» Task goal:
Can you write out all the lines word for word, with no pictures?

» Data provided:
::::::::

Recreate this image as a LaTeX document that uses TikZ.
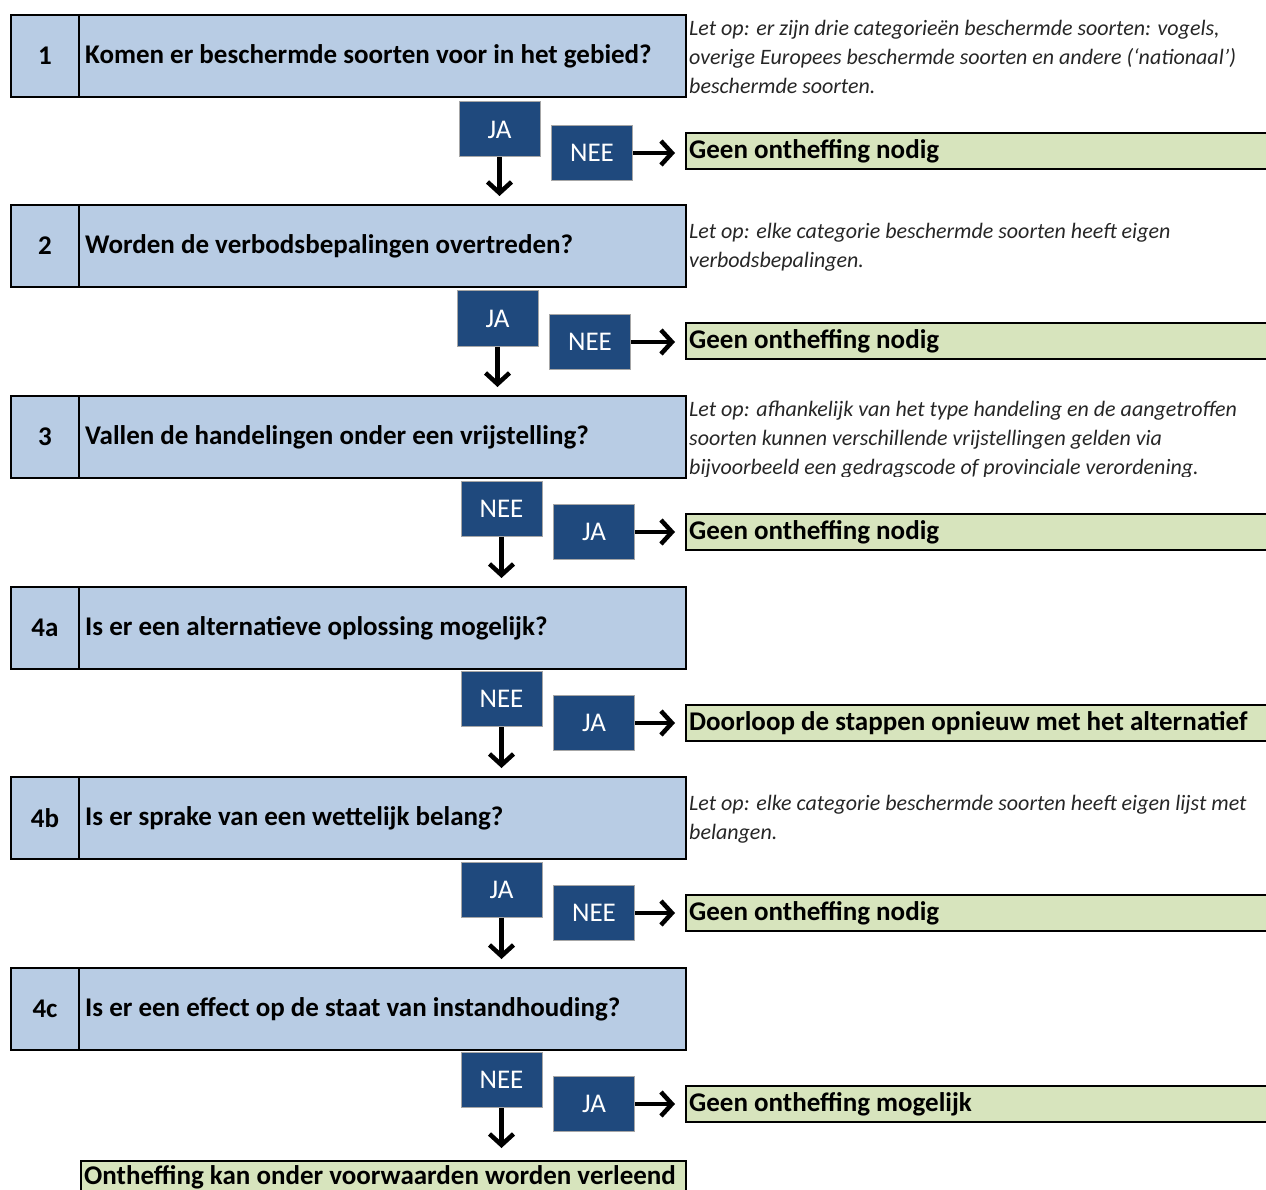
\documentclass[tikz,border=0pt]{standalone}
\usepackage{fontspec}
\setmainfont{Carlito}
\usetikzlibrary{arrows.meta}
\definecolor{qblue}{HTML}{B8CCE4}
\definecolor{dblue}{HTML}{1F497D}
\definecolor{lgreen}{HTML}{D7E4BD}
\definecolor{notegray}{HTML}{262626}
\begin{document}
\begin{tikzpicture}[x=1pt,y=-1pt,
  qframe/.style={draw=black, line width=2pt, fill=qblue, anchor=north west, minimum width=675pt, minimum height=82pt, inner sep=0pt},
  numtext/.style={inner sep=0pt, font=\bfseries\fontsize{27}{32}\selectfont},
  qtext/.style={anchor=west, inner sep=0pt, font=\bfseries\fontsize{27}{32}\selectfont},
  note/.style={anchor=north west, inner sep=0pt, align=left, text=notegray, font=\itshape\fontsize{22}{29}\selectfont},
  dec/.style={draw=black!35, line width=1pt, fill=dblue, text=white, minimum width=81pt, minimum height=55pt, inner sep=0pt, font=\fontsize{27}{30}\selectfont},
  gbox/.style={draw=black, line width=2pt, fill=lgreen, anchor=north west, minimum width=620pt, minimum height=36pt, inner sep=0pt},
  gtext/.style={anchor=west, inner sep=0pt, font=\bfseries\fontsize{27}{30}\selectfont},
  arr/.style={line width=4.5pt, -{Straight Barb[length=11pt,width=24pt]}}
]
\useasboundingbox (0,0) rectangle (1266,1190);
\clip (0,0) rectangle (1266,1190);

% ---------- Row 1
\node[qframe] (q1) at (10,14) {};
\draw[line width=2pt] ([xshift=69pt]q1.north west) -- ([xshift=69pt]q1.south west);
\node[numtext] (n1) at (45,56) {1};
\node[qtext] (t1) at (85,56) {Komen er beschermde soorten voor in het gebied?};
\node[note] (m1) at (689,20) {Let op: er zijn drie categorieën beschermde soorten: vogels,\\overige Europees beschermde soorten en andere (‘nationaal’)\\beschermde soorten.};
\node[dec] (a1) at (499.5,129.5) {JA};
\node[dec] (b1) at (592,153) {NEE};
\node[gbox] (g1) at (685,132) {};
\node[gtext] (gt1) at ([xshift=4pt]g1.west) {Geen ontheffing nodig};

% ---------- Row 2
\node[qframe] (q2) at (10,204) {};
\draw[line width=2pt] ([xshift=69pt]q2.north west) -- ([xshift=69pt]q2.south west);
\node[numtext] (n2) at (45,246) {2};
\node[qtext] (t2) at (85,246) {Worden de verbodsbepalingen overtreden?};
\node[note] (m2) at (689,223) {Let op: elke categorie beschermde soorten heeft eigen\\verbodsbepalingen.};
\node[dec] (a2) at (497.5,318.5) {JA};
\node[dec] (b2) at (590,342) {NEE};
\node[gbox] (g2) at (685,322) {};
\node[gtext] (gt2) at ([xshift=4pt]g2.west) {Geen ontheffing nodig};

% ---------- Row 3
\node[qframe] (q3) at (10,395) {};
\draw[line width=2pt] ([xshift=69pt]q3.north west) -- ([xshift=69pt]q3.south west);
\node[numtext] (n3) at (45,437) {3};
\node[qtext] (t3) at (85,437) {Vallen de handelingen onder een vrijstelling?};
\begin{scope}
\clip (686,396) rectangle (1266,476);
\node[note] (m3) at (689,401) {Let op: afhankelijk van het type handeling en de aangetroffen\\soorten kunnen verschillende vrijstellingen gelden via\\bijvoorbeeld een gedragscode of provinciale verordening.};
\end{scope}
\node[dec] (a3) at (501.5,508.5) {NEE};
\node[dec] (b3) at (594,532) {JA};
\node[gbox] (g3) at (685,513) {};
\node[gtext] (gt3) at ([xshift=4pt]g3.west) {Geen ontheffing nodig};

% ---------- Row 4a
\node[qframe] (q4) at (10,586) {};
\draw[line width=2pt] ([xshift=69pt]q4.north west) -- ([xshift=69pt]q4.south west);
\node[numtext] (n4) at (45,628) {4a};
\node[qtext] (t4) at (85,628) {Is er een alternatieve oplossing mogelijk?};
\node[dec] (a4) at (501.5,699) {NEE};
\node[dec] (b4) at (594,723) {JA};
\node[gbox] (g4) at (685,704) {};
\node[gtext] (gt4) at ([xshift=4pt]g4.west) {Doorloop de stappen opnieuw met het alternatief};

% ---------- Row 4b
\node[qframe] (q5) at (10,776) {};
\draw[line width=2pt] ([xshift=69pt]q5.north west) -- ([xshift=69pt]q5.south west);
\node[numtext] (n5) at (45,818) {4b};
\node[qtext] (t5) at (85,818) {Is er sprake van een wettelijk belang?};
\node[note] (m5) at (689,795) {Let op: elke categorie beschermde soorten heeft eigen lijst met\\belangen.};
\node[dec] (a5) at (501.5,889.5) {JA};
\node[dec] (b5) at (594,913) {NEE};
\node[gbox] (g5) at (685,894) {};
\node[gtext] (gt5) at ([xshift=4pt]g5.west) {Geen ontheffing nodig};

% ---------- Row 4c
\node[qframe] (q6) at (10,967) {};
\draw[line width=2pt] ([xshift=69pt]q6.north west) -- ([xshift=69pt]q6.south west);
\node[numtext] (n6) at (45,1009) {4c};
\node[qtext] (t6) at (85,1009) {Is er een effect op de staat van instandhouding?};
\node[dec] (a6) at (501.5,1080) {NEE};
\node[dec] (b6) at (594,1104) {JA};
\node[gbox] (g6) at (685,1085) {};
\node[gtext] (gt6) at ([xshift=4pt]g6.west) {Geen ontheffing mogelijk};

% ---------- Final
\node[gbox, minimum width=605pt, minimum height=40pt] (g7) at (80,1160) {};
\node[gtext, anchor=base west] (gt7) at (84,1184) {Ontheffing kan onder voorwaarden worden verleend};

% ---------- Connectors
\draw[arr, shorten >=8pt] (a1.south) -- (a1.south |- q2.north);
\draw[arr, shorten >=8pt] (a2.south) -- (a2.south |- q3.north);
\draw[arr, shorten >=8pt] (a3.south) -- (a3.south |- q4.north);
\draw[arr, shorten >=8pt] (a4.south) -- (a4.south |- q5.north);
\draw[arr, shorten >=8pt] (a5.south) -- (a5.south |- q6.north);
\draw[arr, shorten >=12pt] (a6.south) -- (a6.south |- g7.north);
\draw[arr, shorten >=10pt] (b1.east) -- (b1.east -| g1.west);
\draw[arr, shorten >=10pt] (b2.east) -- (b2.east -| g2.west);
\draw[arr, shorten >=10pt] (b3.east) -- (b3.east -| g3.west);
\draw[arr, shorten >=10pt] (b4.east) -- (b4.east -| g4.west);
\draw[arr, shorten >=10pt] (b5.east) -- (b5.east -| g5.west);
\draw[arr, shorten >=10pt] (b6.east) -- (b6.east -| g6.west);
\end{tikzpicture}
\end{document}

::::::::

» Result for this task:
Recreate this image as a LaTeX document that uses TikZ.
\documentclass[tikz,border=0pt]{standalone}
\usepackage{fontspec}
\setmainfont{Carlito}
\usetikzlibrary{arrows.meta}
\definecolor{qblue}{HTML}{B8CCE4}
\definecolor{dblue}{HTML}{1F497D}
\definecolor{lgreen}{HTML}{D7E4BD}
\definecolor{notegray}{HTML}{262626}
\begin{document}
\begin{tikzpicture}[x=1pt,y=-1pt,
  qframe/.style={draw=black, line width=2pt, fill=qblue, anchor=north west, minimum width=675pt, minimum height=82pt, inner sep=0pt},
  numtext/.style={inner sep=0pt, font=\bfseries\fontsize{27}{32}\selectfont},
  qtext/.style={anchor=west, inner sep=0pt, font=\bfseries\fontsize{27}{32}\selectfont},
  note/.style={anchor=north west, inner sep=0pt, align=left, text=notegray, font=\itshape\fontsize{22}{29}\selectfont},
  dec/.style={draw=black!35, line width=1pt, fill=dblue, text=white, minimum width=81pt, minimum height=55pt, inner sep=0pt, font=\fontsize{27}{30}\selectfont},
  gbox/.style={draw=black, line width=2pt, fill=lgreen, anchor=north west, minimum width=620pt, minimum height=36pt, inner sep=0pt},
  gtext/.style={anchor=west, inner sep=0pt, font=\bfseries\fontsize{27}{30}\selectfont},
  arr/.style={line width=4.5pt, -{Straight Barb[length=11pt,width=24pt]}}
]
\useasboundingbox (0,0) rectangle (1266,1190);
\clip (0,0) rectangle (1266,1190);

% ---------- Row 1
\node[qframe] (q1) at (10,14) {};
\draw[line width=2pt] ([xshift=69pt]q1.north west) -- ([xshift=69pt]q1.south west);
\node[numtext] (n1) at (45,56) {1};
\node[qtext] (t1) at (85,56) {Komen er beschermde soorten voor in het gebied?};
\node[note] (m1) at (689,20) {Let op: er zijn drie categorieën beschermde soorten: vogels,\\overige Europees beschermde soorten en andere (‘nationaal’)\\beschermde soorten.};
\node[dec] (a1) at (499.5,129.5) {JA};
\node[dec] (b1) at (592,153) {NEE};
\node[gbox] (g1) at (685,132) {};
\node[gtext] (gt1) at ([xshift=4pt]g1.west) {Geen ontheffing nodig};

% ---------- Row 2
\node[qframe] (q2) at (10,204) {};
\draw[line width=2pt] ([xshift=69pt]q2.north west) -- ([xshift=69pt]q2.south west);
\node[numtext] (n2) at (45,246) {2};
\node[qtext] (t2) at (85,246) {Worden de verbodsbepalingen overtreden?};
\node[note] (m2) at (689,223) {Let op: elke categorie beschermde soorten heeft eigen\\verbodsbepalingen.};
\node[dec] (a2) at (497.5,318.5) {JA};
\node[dec] (b2) at (590,342) {NEE};
\node[gbox] (g2) at (685,322) {};
\node[gtext] (gt2) at ([xshift=4pt]g2.west) {Geen ontheffing nodig};

% ---------- Row 3
\node[qframe] (q3) at (10,395) {};
\draw[line width=2pt] ([xshift=69pt]q3.north west) -- ([xshift=69pt]q3.south west);
\node[numtext] (n3) at (45,437) {3};
\node[qtext] (t3) at (85,437) {Vallen de handelingen onder een vrijstelling?};
\begin{scope}
\clip (686,396) rectangle (1266,476);
\node[note] (m3) at (689,401) {Let op: afhankelijk van het type handeling en de aangetroffen\\soorten kunnen verschillende vrijstellingen gelden via\\bijvoorbeeld een gedragscode of provinciale verordening.};
\end{scope}
\node[dec] (a3) at (501.5,508.5) {NEE};
\node[dec] (b3) at (594,532) {JA};
\node[gbox] (g3) at (685,513) {};
\node[gtext] (gt3) at ([xshift=4pt]g3.west) {Geen ontheffing nodig};

% ---------- Row 4a
\node[qframe] (q4) at (10,586) {};
\draw[line width=2pt] ([xshift=69pt]q4.north west) -- ([xshift=69pt]q4.south west);
\node[numtext] (n4) at (45,628) {4a};
\node[qtext] (t4) at (85,628) {Is er een alternatieve oplossing mogelijk?};
\node[dec] (a4) at (501.5,699) {NEE};
\node[dec] (b4) at (594,723) {JA};
\node[gbox] (g4) at (685,704) {};
\node[gtext] (gt4) at ([xshift=4pt]g4.west) {Doorloop de stappen opnieuw met het alternatief};

% ---------- Row 4b
\node[qframe] (q5) at (10,776) {};
\draw[line width=2pt] ([xshift=69pt]q5.north west) -- ([xshift=69pt]q5.south west);
\node[numtext] (n5) at (45,818) {4b};
\node[qtext] (t5) at (85,818) {Is er sprake van een wettelijk belang?};
\node[note] (m5) at (689,795) {Let op: elke categorie beschermde soorten heeft eigen lijst met\\belangen.};
\node[dec] (a5) at (501.5,889.5) {JA};
\node[dec] (b5) at (594,913) {NEE};
\node[gbox] (g5) at (685,894) {};
\node[gtext] (gt5) at ([xshift=4pt]g5.west) {Geen ontheffing nodig};

% ---------- Row 4c
\node[qframe] (q6) at (10,967) {};
\draw[line width=2pt] ([xshift=69pt]q6.north west) -- ([xshift=69pt]q6.south west);
\node[numtext] (n6) at (45,1009) {4c};
\node[qtext] (t6) at (85,1009) {Is er een effect op de staat van instandhouding?};
\node[dec] (a6) at (501.5,1080) {NEE};
\node[dec] (b6) at (594,1104) {JA};
\node[gbox] (g6) at (685,1085) {};
\node[gtext] (gt6) at ([xshift=4pt]g6.west) {Geen ontheffing mogelijk};

% ---------- Final
\node[gbox, minimum width=605pt, minimum height=40pt] (g7) at (80,1160) {};
\node[gtext, anchor=base west] (gt7) at (84,1184) {Ontheffing kan onder voorwaarden worden verleend};

% ---------- Connectors
\draw[arr, shorten >=8pt] (a1.south) -- (a1.south |- q2.north);
\draw[arr, shorten >=8pt] (a2.south) -- (a2.south |- q3.north);
\draw[arr, shorten >=8pt] (a3.south) -- (a3.south |- q4.north);
\draw[arr, shorten >=8pt] (a4.south) -- (a4.south |- q5.north);
\draw[arr, shorten >=8pt] (a5.south) -- (a5.south |- q6.north);
\draw[arr, shorten >=12pt] (a6.south) -- (a6.south |- g7.north);
\draw[arr, shorten >=10pt] (b1.east) -- (b1.east -| g1.west);
\draw[arr, shorten >=10pt] (b2.east) -- (b2.east -| g2.west);
\draw[arr, shorten >=10pt] (b3.east) -- (b3.east -| g3.west);
\draw[arr, shorten >=10pt] (b4.east) -- (b4.east -| g4.west);
\draw[arr, shorten >=10pt] (b5.east) -- (b5.east -| g5.west);
\draw[arr, shorten >=10pt] (b6.east) -- (b6.east -| g6.west);
\end{tikzpicture}
\end{document}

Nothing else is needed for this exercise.